Forgetting the oddness that was Sunday's episode, let's move on to this way better episode ("The Ex Factor") that not only seemed like it was aired in the right sequence (since Penny was dating Pete and Dave had moved out of Max's place) but it also featured the talents of one Mr. Zack Morris (Mark-Paul Gosselaar) as Max's new roommate, Chase, who had zero tolerance for the gang. In fact, this whole episode served to show just how bizarre this group of friends are by exposing them to more normal people. But what's the fun in "normal"? Let's get on with the weird! Also, bonus points for giving Miss Kim Bauer a chance to make a CTU reference. And speaking of weird, did anyone else catch Leslie from the current season of The Bachelor as one of Pete's friends?
Got a new roommate and immediately decided to remain detached, and got in a whole bunch of digs at Dave in the process. Well, until Chase disappeared for a night and then he, Penny and Dave all went on a quest to find the missing roommate. We want to know a lot more about the time he got stuck in a well though.
His best lines:
- "I told this guy we are going to live totally separate lives. I will not make the same mistake I made with my last roommate and get totally invested in his personal business."
- "You saved me from a well once and now I've got to hear it for the rest of my life?"
- "You can never trust a Veronica. I had a boyfriend once named Veronica. Turns out, he was a woman."
- "Looks like Rachel Maddow with a goatee."
Not of a good lines, per se. Most of his dialogue was straight-man talking, or common-sense figuring out how to find a missing person. He did look pretty dapper in Chase's coat, so perhaps he should upgrade his wardrobe. Does Xela have a menswear section?
His best line:
- "You know I'm not good at dramatic swivels."
Most of her stuff was visual (her card shuffling "tricks") or was cross-talk with Max, but we just can't get enough of her confused facial expressions.
Her best lines:
- "I've had a lot of time to consider all the possibilities of what could have happened. He definitely got eaten by a bear."

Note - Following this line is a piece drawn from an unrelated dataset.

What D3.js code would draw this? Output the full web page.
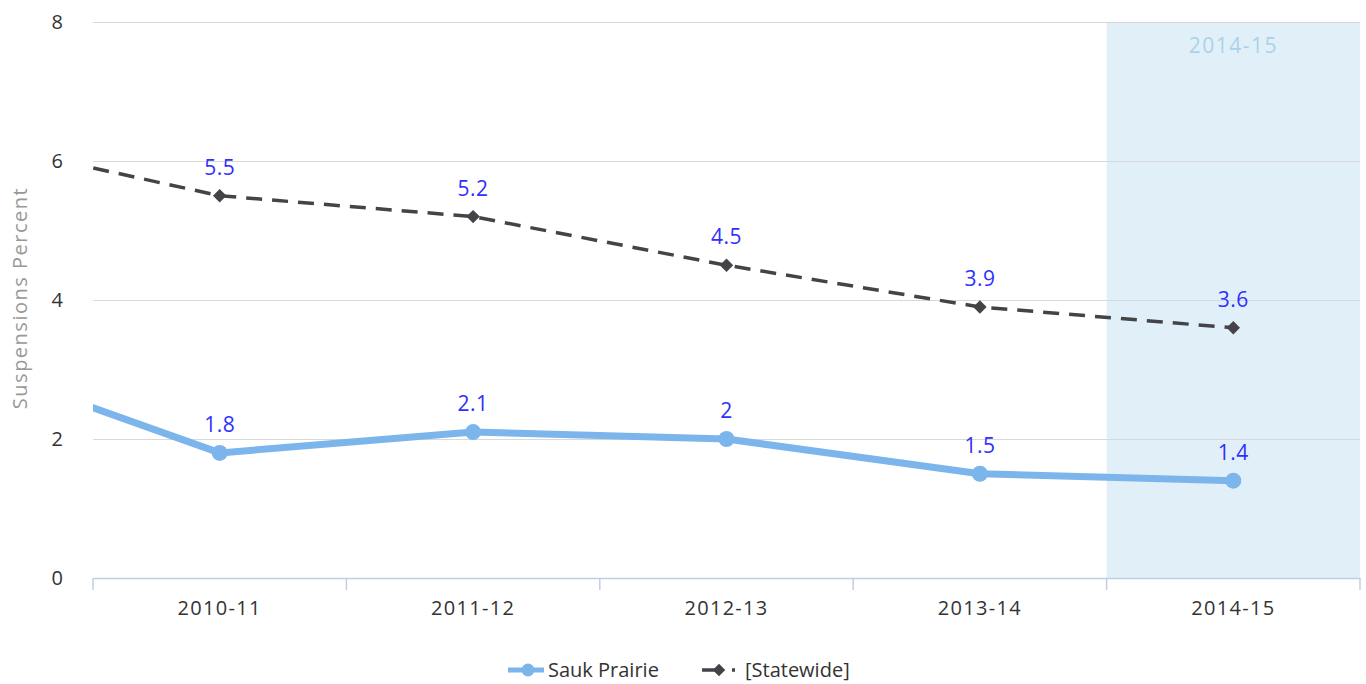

- "First you have to contact CTU..."
He gets all jealous when Jane's ex-girlfriend shows up and admits that they were once deeply in love, during their semester at sea. His facial expressions when he listens to Jane and Ryan's "sexy" stories, as well as his pout when he discovers that one of his own exes is a lesbian as well, were delightful.
His best lines:
- "I am opting not to dine. No offense to Ryan, but I just have a Groupon for a Ladysmith Black Mambazo concert... and I hate Ryan sight unseen."
- "Just doing some 'shups." (For the record, this is how we're always going to say pushups now.)

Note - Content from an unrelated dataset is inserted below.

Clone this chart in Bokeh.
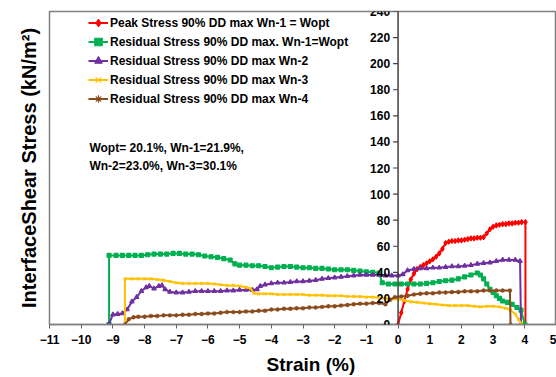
from bokeh.plotting import figure
from bokeh.models import (FixedTicker, Span, Title, Label, LabelSet, ColumnDataSource, Legend)
from bokeh.core.properties import value
from bokeh.embed import file_html
from bokeh.resources import INLINE
import numpy as np

FONT = "Liberation Sans"

# ---------------- data ----------------
red_x = [0, 0.1, 0.2, 0.3, 0.4, 0.5, 0.6, 0.7, 0.8, 0.9, 1.0, 1.1, 1.2, 1.3, 1.4, 1.5,
         1.6, 1.7, 1.8, 1.9, 2.0, 2.1, 2.2, 2.3, 2.4, 2.5, 2.6, 2.7, 2.8, 2.9, 3.0, 3.1, 3.2,
         3.3, 3.4, 3.5, 3.6, 3.7, 3.8, 3.9, 4.02, 4.02]
red_y = [0, 9, 18, 27, 34.5, 39, 42.5, 44, 45.5, 47, 48.5, 50, 52, 54.5, 58, 62.5,
         63.5, 64, 64, 64.5, 64.5, 65, 65.5, 66, 66, 66.5, 66.5, 67, 70, 73, 75, 76, 76.5,
         77, 77, 77.5, 77.5, 78, 78, 78.5, 78.5, 0]

green_x = [-9.12, -9.12, -8.9, -8.7, -8.5, -8.3, -8.1, -7.9, -7.7, -7.5, -7.3, -7.1, -6.9, -6.7,
           -6.5, -6.3, -6.1, -5.9, -5.7, -5.5, -5.3, -5.15, -5.0, -4.8, -4.6, -4.4, -4.2, -4.0,
           -3.8, -3.6, -3.4, -3.2, -3.0, -2.8, -2.6, -2.4, -2.2, -2.0, -1.8, -1.6, -1.4, -1.2,
           -1.0, -0.8, -0.6, -0.5, -0.3, -0.1, 0.1, 0.3, 0.5, 0.7, 0.9, 1.1, 1.3, 1.5, 1.7,
           1.9, 2.1, 2.3, 2.5, 2.6, 2.7, 2.8, 2.9, 3.0, 3.1, 3.2, 3.3, 3.45, 3.6, 3.75, 3.88, 4.0]
green_y = [0, 53, 53, 53, 53, 53, 53, 53.5, 54, 54, 54, 54.5, 54.5, 54,
           54, 53.5, 52.5, 52, 51.5, 50.5, 49.5, 46.5, 45.5, 45.5, 45, 45, 44.5, 43.5,
           44, 44.5, 44.5, 44, 43.5, 43.5, 43, 43, 42.5, 42, 42, 42, 41.5, 41,
           40.5, 40, 39.5, 32, 31, 31, 31, 31, 31, 31, 31.5, 32, 33, 33.5, 34,
           35, 36.5, 38, 39.5, 38, 35, 31, 27, 24.5, 22, 20, 18, 17, 15.5, 13, 11, 0]

purple_x = [-9.13, -9.0, -8.85, -8.7, -8.55, -8.4, -8.25, -8.1, -7.95, -7.85, -7.7, -7.55, -7.45,
            -7.35, -7.2, -7.0, -6.8, -6.6, -6.4, -6.2, -6.0, -5.8, -5.6, -5.4, -5.2, -5.0, -4.8,
            -4.6, -4.45, -4.35, -4.2, -4.0, -3.8, -3.6, -3.4, -3.2, -3.0, -2.8, -2.6, -2.4, -2.2,
            -2.0, -1.8, -1.6, -1.4, -1.2, -1.0, -0.8, -0.6, -0.4, -0.2, 0.0, 0.15, 0.3, 0.5, 0.7,
            0.9, 1.1, 1.3, 1.5, 1.7, 1.9, 2.1, 2.3, 2.5, 2.7, 2.9, 3.1, 3.3, 3.5, 3.7, 3.85, 3.88]
purple_y = [0, 7.5, 8, 8.5, 11.5, 17.5, 21, 25.5, 28.5, 29.5, 27.5, 29.5, 30,
            27, 25, 24.5, 24.5, 25, 25.5, 25.5, 25.5, 25.5, 25.5, 26, 26, 26.5, 26.5,
            26.5, 27, 29.5, 30.5, 31.5, 32, 32, 32.5, 33, 33, 33.5, 34, 35, 35.5,
            36, 36.5, 37, 37.5, 38, 38, 38, 38, 37.5, 37.5, 37.5, 38.5, 41.5, 42.5, 43,
            43, 43.5, 43.5, 44, 44.5, 44.5, 45, 45.5, 46.5, 47, 47.5, 48.5, 49.5, 49.5, 49.5, 48.5, 0]

yellow_x = [-8.62, -8.62, -8.4, -8.2, -8.0, -7.8, -7.6, -7.4, -7.2, -7.0, -6.8, -6.6, -6.4, -6.2,
            -6.0, -5.8, -5.6, -5.4, -5.2, -5.0, -4.8, -4.65, -4.55, -4.4, -4.2, -4.0, -3.8, -3.6,
            -3.4, -3.2, -3.0, -2.8, -2.6, -2.4, -2.2, -2.0, -1.8, -1.6, -1.4, -1.2, -1.0, -0.8,
            -0.6, -0.4, -0.2, 0.0, 0.2, 0.4, 0.6, 0.8, 1.0, 1.2, 1.4, 1.6, 1.8, 2.0, 2.2, 2.4,
            2.6, 2.8, 3.0, 3.2, 3.4, 3.55, 3.7, 3.8, 3.9]
yellow_y = [0, 35, 35, 35, 35, 35, 34.5, 34, 33, 32, 31.5, 31.5, 31.5, 31.5,
            31.5, 31, 30.5, 30, 30, 29.5, 28.5, 27.5, 24, 23.5, 23.5, 23.5, 23, 23,
            23, 23, 23, 22.5, 22.5, 22.5, 22, 22, 22, 21.5, 21.5, 21.5, 21, 21,
            20.5, 20, 19.5, 19.5, 18.5, 17.5, 17, 16.5, 16, 15.5, 15, 14.5, 14.5, 14.5, 14.5, 14,
            13.5, 14, 14, 13.5, 12.5, 11, 8, 4, 0.5]

brown_x = [-8.62, -8.5, -8.35, -8.2, -8.0, -7.8, -7.6, -7.4, -7.2, -7.0, -6.8, -6.6, -6.4, -6.2,
           -6.0, -5.8, -5.6, -5.4, -5.2, -5.0, -4.8, -4.6, -4.4, -4.2, -4.0, -3.8, -3.6, -3.4,
           -3.2, -3.0, -2.8, -2.6, -2.4, -2.2, -2.0, -1.8, -1.6, -1.4, -1.2, -1.0, -0.8, -0.6,
           -0.4, -0.25, -0.1, 0.1, 0.3, 0.5, 0.7, 0.9, 1.1, 1.3, 1.5, 1.7, 1.9, 2.1, 2.3, 2.5,
           2.7, 2.9, 3.1, 3.3, 3.53, 3.55]
brown_y = [0, 4, 5.5, 6, 6, 6.5, 6.5, 7, 7, 7, 7.5, 7.5, 8, 8,
           8.5, 8.5, 9, 9.5, 9.5, 9.5, 10, 10, 10.5, 10.5, 11.5, 11.5, 12, 12,
           12.5, 12.5, 13, 13, 13.5, 14, 14, 14.5, 15, 15.5, 16, 16, 16.5, 16.5,
           15.5, 19, 21, 21.5, 22, 23, 23.5, 24, 24, 24.5, 24.5, 25, 25, 25.5, 25.5, 25.5,
           26, 26, 26, 26, 26, 0]

series_names = ["Peak Stress 90% DD max Wn-1 = Wopt",
                "Residual Stress 90% DD max. Wn-1=Wopt",
                "Residual Stress 90% DD max Wn-2",
                "Residual Stress 90% DD max Wn-3",
                "Residual Stress 90% DD max Wn-4"]
x_ticks = list(range(-11, 6))
y_ticks = list(range(0, 241, 20))
note_lines = ["Wopt= 20.1%, Wn-1=21.9%,", "Wn-2=23.0%, Wn-3=30.1%"]
x_title = "Strain (%)"
y_title = "InterfaceShear Stress (kN/m²)"

# ---------------- figure ----------------
p = figure(width=556, height=377, x_range=(-11, 5), y_range=(0, 240),
           output_backend="svg", toolbar_location=None,
           min_border_left=49, min_border_right=0, min_border_top=11, min_border_bottom=52)
p.background_fill_color = "white"
p.border_fill_color = "white"
p.outline_line_color = "#808080"
p.outline_line_width = 1.5
p.xgrid.visible = False
p.ygrid.visible = False

# x axis
p.xaxis.ticker = FixedTicker(ticks=x_ticks)
p.xaxis.axis_line_color = "#808080"
p.xaxis.axis_line_width = 1.5
p.xaxis.major_tick_line_color = "#606060"
p.xaxis.major_tick_out = 4
p.xaxis.major_tick_in = 0
p.xaxis.minor_tick_line_color = None
p.xaxis.major_label_text_font = FONT
p.xaxis.major_label_text_font_style = "bold"
p.xaxis.major_label_text_font_size = "12px"
p.xaxis.major_label_text_color = "black"
p.xaxis.major_label_standoff = 6
# leading no-break spaces nudge the centred title a little to the right, as in the original
p.xaxis.axis_label = "\u00a0\u00a0\u00a0" + x_title
p.xaxis.axis_label_text_font = FONT
p.xaxis.axis_label_text_font_style = "bold"
p.xaxis.axis_label_text_font_size = "19px"
p.xaxis.axis_label_text_color = "black"
p.xaxis.axis_label_standoff = 7

# y axis drawn at x = 0
p.yaxis.visible = False
p.add_layout(Span(location=0, dimension="height", line_color="#404040", line_width=1.5))
p.ray(x=[0] * len(y_ticks), y=y_ticks, length=5, length_units="screen", angle=np.pi,
      line_color="#404040", line_width=1.2)
ysrc = ColumnDataSource(dict(x=[0] * len(y_ticks), y=y_ticks, t=[str(v) for v in y_ticks]))
p.add_layout(LabelSet(x="x", y="y", text="t", source=ysrc, x_offset=-8,
                      text_align="right", text_baseline="middle",
                      text_font=value(FONT), text_font_style="bold", text_font_size="12px",
                      text_color="black"))

p.add_layout(Title(text=y_title, align="center",
                   text_font=FONT, text_font_style="bold", text_font_size="20px",
                   text_color="black", standoff=20), "left")

# ---------------- series ----------------
series = [
    (red_x, red_y, "#FF0000", "diamond", 5),
    (green_x, green_y, "#00B050", "square", 4),
    (purple_x, purple_y, "#7030A0", "triangle", 4.5),
    (yellow_x, yellow_y, "#FFC000", "x", 4),
    (brown_x, brown_y, "#8B4A1C", "asterisk", 4.5),
]
items = []
for (xs, ys, col, mk, sz), name in zip(series, series_names):
    l = p.line(xs, ys, line_color=col, line_width=2)
    s = p.scatter(xs, ys, marker=mk, size=sz, line_color=col, fill_color=col, line_width=1.1)
    items.append((name, [l, s]))

legend = Legend(items=items, location=(39, 216), orientation="vertical",
                background_fill_alpha=0, border_line_color=None,
                label_text_font=FONT, label_text_font_style="bold", label_text_font_size="12px",
                label_text_color="black", glyph_width=20, glyph_height=19, label_height=19,
                label_standoff=2, spacing=0, padding=2, margin=0)
p.add_layout(legend)

for i, line in enumerate(note_lines):
    p.add_layout(Label(x=-9.74, y=135.2 - i * 13.6, text=line, text_align="left",
                       text_baseline="middle", text_font=FONT, text_font_style="bold",
                       text_font_size="12px", text_color="black"))

open("out.html", "w").write(file_html(p, INLINE))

- "Here's a bar graph showing that she loves me more than anyone or anything ever." (Only slightly beating out hand sanitizer...)
- "No, it's not Photoshopped, Jane. It's Adobe Cut and Paste."
- "Oh, it was real physical. We're talking a sex kind of physical. With socks off. And to completion most of the time. Correction: All of the time."
- "Melissa used to leave me a lot of notes too. Sex notes. Some were even sent through the federal mail so it was basically a sex crime. Nope. Nope. No, no... that is something completely different. Regardless, it was hot."
- "Is everybody a lesbian now? Fudge."
- "Right. She does not enjoy my anatomy."
Brought over the aforementioned lesbian girlfriend, and listed off the men and women she'd been with in the past. Loved her simmering rage when Brad was talking about having sex with his ex.
Her best lines:
- "Max, you cannot have disposable income when you owe us eleven thousand dollars... and three cats."
- "We're not gonna have a three-way."
- "Portia's a lesbian?"
- "Say thank you to the nice ladies."
Pete decided that he wanted to spend a day with his friends, which confused Penny, but really showed how socially inept she is without her group. And we mean that in the best way. Separating her for an episode, and then having her try and hop into plotlines at the end like she was catching up on a soap opera, made for much silliness.
Her best lines:
- "Besides withholding judgment on your new goatee, what should we do this weekend?"
- "Nothing else happened? No obstacles you had to hi-jinx your way out of? No one brought a miniature pig to a car dealership to prove a point about gender roles?"
- "Oh, you guys don't do pile-ons?"
- "I get it, you're the Dave of the group. Always talking about stuff nobody cares about."
Honorable mention to M-PG, who threatened to maybe murder Max in his sleep at a future date.